Exercise and Physical Therapy
Exercise cannot change bone alignment in adults or older children whose growth plates have closed. But strengthening certain muscle groups can reduce pain and improve how the knee tracks during movement. The key targets are the hip external rotators (the muscles that turn your thigh outward), the muscles along the outer hip, and the core. Weakness in these areas allows the knee to collapse inward more during walking, running, and squatting, which adds stress to the joint.
Neuromuscular training, which focuses on teaching the body to maintain better alignment between the trunk and lower limbs during functional movements, plays an important role. Stretching the inner thigh muscles, hamstrings, and the band of tissue along the outer thigh can also help by reducing tightness that pulls the knee into a more pronounced inward position. For children still in the developmental phase, these exercises are rarely necessary since the alignment typically self-corrects.
Guided Growth Surgery for Children
When knock knees in a child are pathological and unlikely to resolve, a procedure called guided growth (or temporary hemiepiphysiodesis) can correct the alignment while the child is still growing. A small metal plate is placed on one side of the growth plate near the knee, which slows growth on that side and allows the other side to “catch up,” gradually straightening the leg. The plate is removed once the alignment is corrected.
A multinational study of 537 patients found that 70% of those treated for thighbone-side deformities achieved standard alignment, while 80% of those treated on the shinbone side reached the target. Children who had at least three years of growth remaining when the plate was placed had significantly better outcomes. The average age at the time of surgery was about 11 years, and the procedure works best when there is enough growth left for the correction to take full effect.
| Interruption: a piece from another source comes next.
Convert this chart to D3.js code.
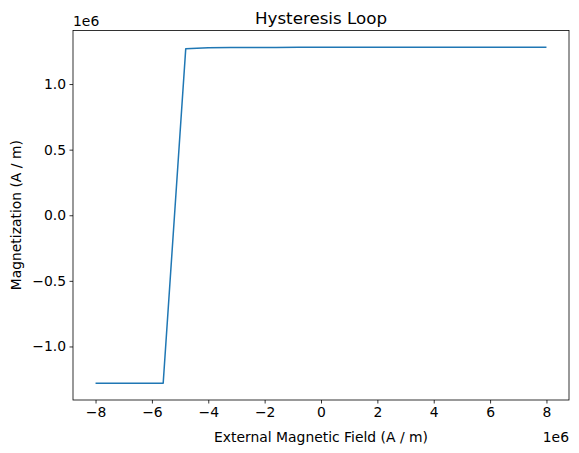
<!DOCTYPE html>
<html>
<head>
<meta charset="utf-8">
<script src="https://cdn.jsdelivr.net/npm/d3@7"></script>
<style>
  body { margin: 0; background: #fff; }
  text { font-family: "DejaVu Sans", sans-serif; fill: #000; }
</style>
</head>
<body>
<script>
// field values (A/m, in units of 1e6) and magnetization (1e6 A/m)
const fieldVals = [-8, -7.2, -6.4, -5.6, -4.8, -4.0, -3.2, -2.4, -1.6, -0.8, 0,
                   0.8, 1.6, 2.4, 3.2, 4.0, 4.8, 5.6, 6.4, 7.2, 8]
const magVals = [-1.28, -1.28, -1.28, -1.28, 1.268, 1.276, 1.278, 1.279, 1.279, 1.28, 1.28,
                 1.28, 1.28, 1.28, 1.28, 1.28, 1.28, 1.28, 1.28, 1.28, 1.28]
const xTicks = [-8, -6, -4, -2, 0, 2, 4, 6, 8]
const yTicks = [-1.0, -0.5, 0.0, 0.5, 1.0]

const width = 579
const height = 453
const margin = { left: 73, right: 10, top: 30.5, bottom: 53 }

const svg = d3.select("body")
    .append("svg")
    .attr("width", width)
    .attr("height", height)

const xPad = (d3.max(fieldVals) - d3.min(fieldVals)) * 0.05
const yPad = (d3.max(magVals) - d3.min(magVals)) * 0.05

const x = d3.scaleLinear()
    .domain([d3.min(fieldVals) - xPad, d3.max(fieldVals) + xPad])
    .range([margin.left, width - margin.right])

const y = d3.scaleLinear()
    .domain([d3.min(magVals) - yPad, d3.max(magVals) + yPad])
    .range([height - margin.bottom, margin.top])

const xAxis = svg.append("g")
    .attr("transform", `translate(0, ${height - margin.bottom})`)
    .call(d3.axisBottom(x).tickValues(xTicks).tickSize(3.5).tickPadding(3.5)
        .tickFormat(d => d3.format(".0f")(d).replace("-", "\u2212")))

const yAxis = svg.append("g")
    .attr("transform", `translate(${margin.left}, 0)`)
    .call(d3.axisLeft(y).tickValues(yTicks).tickSize(3.5).tickPadding(3.5)
        .tickFormat(d => d3.format(".1f")(d).replace("-", "\u2212")))

svg.selectAll(".tick text").style("font-size", "13.9px")
svg.selectAll(".domain").remove()
svg.selectAll(".tick line").attr("stroke", "#000").attr("stroke-width", 0.8)

const line = d3.line()
    .x((d, i) => x(fieldVals[i]))
    .y(d => y(d))

svg.append("path")
    .datum(magVals)
    .attr("fill", "none")
    .attr("stroke", "#1f77b4")
    .attr("stroke-width", 1.5)
    .attr("stroke-linejoin", "round")
    .attr("d", line)

// frame
svg.append("rect")
    .attr("x", margin.left)
    .attr("y", margin.top)
    .attr("width", width - margin.right - margin.left)
    .attr("height", height - margin.bottom - margin.top)
    .attr("fill", "none")
    .attr("stroke", "#000")
    .attr("stroke-width", 0.8)

svg.append("text")
    .attr("x", (margin.left + width - margin.right) / 2)
    .attr("y", margin.top - 7)
    .attr("text-anchor", "middle")
    .style("font-size", "16.7px")
    .text("Hysteresis Loop")

svg.append("text")
    .attr("x", (margin.left + width - margin.right) / 2)
    .attr("y", 442)
    .attr("text-anchor", "middle")
    .style("font-size", "13.9px")
    .text("External Magnetic Field (A / m)")

svg.append("text")
    .attr("transform", `translate(21, ${(margin.top + height - margin.bottom) / 2}) rotate(-90)`)
    .attr("text-anchor", "middle")
    .style("font-size", "13.9px")
    .text("Magnetization (A / m)")

svg.append("text")
    .attr("x", margin.left)
    .attr("y", margin.top - 5)
    .style("font-size", "13.9px")
    .text("1e6")

svg.append("text")
    .attr("x", width - margin.right)
    .attr("y", 442)
    .attr("text-anchor", "end")
    .style("font-size", "13.9px")
    .text("1e6")
</script>
</body>
</html>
Corrective Surgery for Adults
Adults whose growth plates have long since closed cannot benefit from guided growth. Instead, corrective bone surgery (osteotomy) is the primary option for those with significant symptoms or progressive arthritis. The procedure involves cutting and realigning the lower end of the thighbone to shift weight-bearing forces back toward the center of the knee.
Recovery follows a fairly predictable pattern. Patients are typically limited to partial weight-bearing for the first 5 to 6 weeks, then gradually progress to full weight-bearing by 6 to 12 weeks. Returning to sports takes longer, ranging from about 8 to 17 months after surgery. Studies show that 70% to 100% of patients eventually return to sports, and roughly 42% to 100% get back to their previous level of activity. The wide range reflects differences in age, the severity of the original misalignment, and whether arthritis had already developed before surgery.
Long-Term Outlook
For children going through the normal developmental phase, the outlook is excellent. The vast majority straighten out by age 6 or 7 with no lasting effects. Children with pathological knock knees who are treated with guided growth during the right window also tend to do well, particularly when the procedure is timed to take advantage of remaining growth.
For adults, the main concern is cumulative wear on the outer knee compartment. Years of abnormal loading can lead to cartilage breakdown that is difficult to reverse. Early intervention with strengthening exercises, activity modification, and corrective surgery when appropriate can slow or prevent this progression. The longer significant malalignment goes unaddressed, the greater the risk of irreversible joint damage.